校正というのはとても地道だけれど、非常に大切な作業だ。読者が読んで「あれ?」と引っかかりを感じないよう、何度も何度も、事実関係を含めて確認する。私も前職は制作会社にいたので、校了前は朝から晩まで校正をしていた。就活のエントリーシートの「特技」に「誤字脱字を見つけること」と書いたくらい、私はもともと校正っぽいことが好きだったので、間違い探しみたいに楽しんで校正作業に励んでいた。
この前、中学生の私が書いたノートをぱらぱらとめくる機会があったのだが、その一節にこんなものがあった。
「私たちの人生は、本に例えられると思う。

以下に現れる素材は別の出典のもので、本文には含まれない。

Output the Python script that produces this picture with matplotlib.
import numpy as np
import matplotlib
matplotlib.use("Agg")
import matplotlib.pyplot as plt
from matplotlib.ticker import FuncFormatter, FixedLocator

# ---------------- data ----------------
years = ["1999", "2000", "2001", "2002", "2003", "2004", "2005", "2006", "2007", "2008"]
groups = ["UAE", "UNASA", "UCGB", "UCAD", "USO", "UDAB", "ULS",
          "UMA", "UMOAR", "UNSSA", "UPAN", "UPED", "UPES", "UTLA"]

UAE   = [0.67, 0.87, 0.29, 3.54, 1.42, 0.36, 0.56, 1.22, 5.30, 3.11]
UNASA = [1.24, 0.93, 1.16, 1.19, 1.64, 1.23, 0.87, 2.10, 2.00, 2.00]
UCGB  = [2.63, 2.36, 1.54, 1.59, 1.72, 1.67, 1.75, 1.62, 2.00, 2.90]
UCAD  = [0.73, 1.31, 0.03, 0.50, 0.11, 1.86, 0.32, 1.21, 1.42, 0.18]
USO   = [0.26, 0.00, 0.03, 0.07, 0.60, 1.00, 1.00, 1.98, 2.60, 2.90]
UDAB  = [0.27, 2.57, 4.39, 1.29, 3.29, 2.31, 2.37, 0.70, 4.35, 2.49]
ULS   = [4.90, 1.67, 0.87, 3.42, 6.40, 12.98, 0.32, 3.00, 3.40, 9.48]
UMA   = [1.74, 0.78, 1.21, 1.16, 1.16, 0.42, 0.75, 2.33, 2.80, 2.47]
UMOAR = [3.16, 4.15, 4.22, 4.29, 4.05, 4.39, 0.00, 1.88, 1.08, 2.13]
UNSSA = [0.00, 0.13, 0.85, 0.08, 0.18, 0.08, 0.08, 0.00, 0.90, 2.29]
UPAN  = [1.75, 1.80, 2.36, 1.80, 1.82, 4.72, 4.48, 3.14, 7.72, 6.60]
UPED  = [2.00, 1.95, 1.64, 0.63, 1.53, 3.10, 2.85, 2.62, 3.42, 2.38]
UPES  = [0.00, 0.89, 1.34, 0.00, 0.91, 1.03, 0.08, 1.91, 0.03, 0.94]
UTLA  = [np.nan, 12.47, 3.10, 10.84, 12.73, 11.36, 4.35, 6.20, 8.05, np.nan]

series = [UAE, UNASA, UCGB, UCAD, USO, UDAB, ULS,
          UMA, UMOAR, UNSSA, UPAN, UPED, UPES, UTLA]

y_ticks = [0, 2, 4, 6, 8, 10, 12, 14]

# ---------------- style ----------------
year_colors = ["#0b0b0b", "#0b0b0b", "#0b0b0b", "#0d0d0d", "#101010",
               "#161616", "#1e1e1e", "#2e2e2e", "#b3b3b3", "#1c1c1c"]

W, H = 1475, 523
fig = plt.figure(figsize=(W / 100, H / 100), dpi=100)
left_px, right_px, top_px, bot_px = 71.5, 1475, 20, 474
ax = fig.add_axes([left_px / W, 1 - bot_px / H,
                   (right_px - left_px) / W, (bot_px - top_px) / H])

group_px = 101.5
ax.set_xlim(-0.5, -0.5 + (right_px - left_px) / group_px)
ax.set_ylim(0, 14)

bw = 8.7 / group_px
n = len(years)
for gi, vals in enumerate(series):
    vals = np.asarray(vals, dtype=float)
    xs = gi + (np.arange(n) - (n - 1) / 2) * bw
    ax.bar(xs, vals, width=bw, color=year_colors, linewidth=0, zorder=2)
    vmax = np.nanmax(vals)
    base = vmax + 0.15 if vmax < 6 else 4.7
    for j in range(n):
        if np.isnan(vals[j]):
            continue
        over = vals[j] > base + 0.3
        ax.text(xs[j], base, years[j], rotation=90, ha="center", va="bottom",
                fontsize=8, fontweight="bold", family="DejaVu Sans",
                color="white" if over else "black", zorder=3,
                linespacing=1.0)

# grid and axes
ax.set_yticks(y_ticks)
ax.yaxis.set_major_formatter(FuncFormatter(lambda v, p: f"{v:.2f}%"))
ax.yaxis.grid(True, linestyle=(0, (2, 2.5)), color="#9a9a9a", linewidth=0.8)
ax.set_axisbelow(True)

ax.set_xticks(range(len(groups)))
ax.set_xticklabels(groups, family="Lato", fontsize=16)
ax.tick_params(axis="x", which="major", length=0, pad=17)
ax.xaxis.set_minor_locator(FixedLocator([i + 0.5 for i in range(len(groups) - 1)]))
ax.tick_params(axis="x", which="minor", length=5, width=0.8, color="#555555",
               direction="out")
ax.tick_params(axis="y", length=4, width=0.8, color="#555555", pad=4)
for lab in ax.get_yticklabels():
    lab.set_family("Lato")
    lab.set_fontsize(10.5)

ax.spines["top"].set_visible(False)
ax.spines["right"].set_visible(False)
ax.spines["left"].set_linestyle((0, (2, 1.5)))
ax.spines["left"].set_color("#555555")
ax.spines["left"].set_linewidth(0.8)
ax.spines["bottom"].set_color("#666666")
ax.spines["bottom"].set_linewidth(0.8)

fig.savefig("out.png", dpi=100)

生まれたときから1ページずつ、ストーリーが編まれていく。そして最後には、1人の物語として、後世の記憶に残される。私は今、人生の何ページ目を編んでいるのだろう」。
なるほどね、中学生ながら良いことを言うじゃないか…と思いながら、ハッとさせられる。人生は、「校正NG」な物語なのだ。私たちの人生は、前進あるのみ。一回止まって表現を推敲したり、過去に戻って文脈を変えたりすることはできない。YouTubeの「THE FIRST TAKE」ならぬ、一発撮りだ。
だからこそ、面白いのだともいえる。人為的な要素が一切介入しないからこそ、私たちの常識を遥かに超えるストーリーが生まれて、私たちはそれに圧倒され、心揺さぶられるのだと思う。実際に、私が一番心動かされるのは、人間が創作した物語ではなく、人が生きた人生の物語だ。(それゆえに、人の人生を取材する「JINSEI Nozokimi Project」を始めたという経緯もある。)校正の余地がないこの世界を、面白がる姿勢で臨みたい。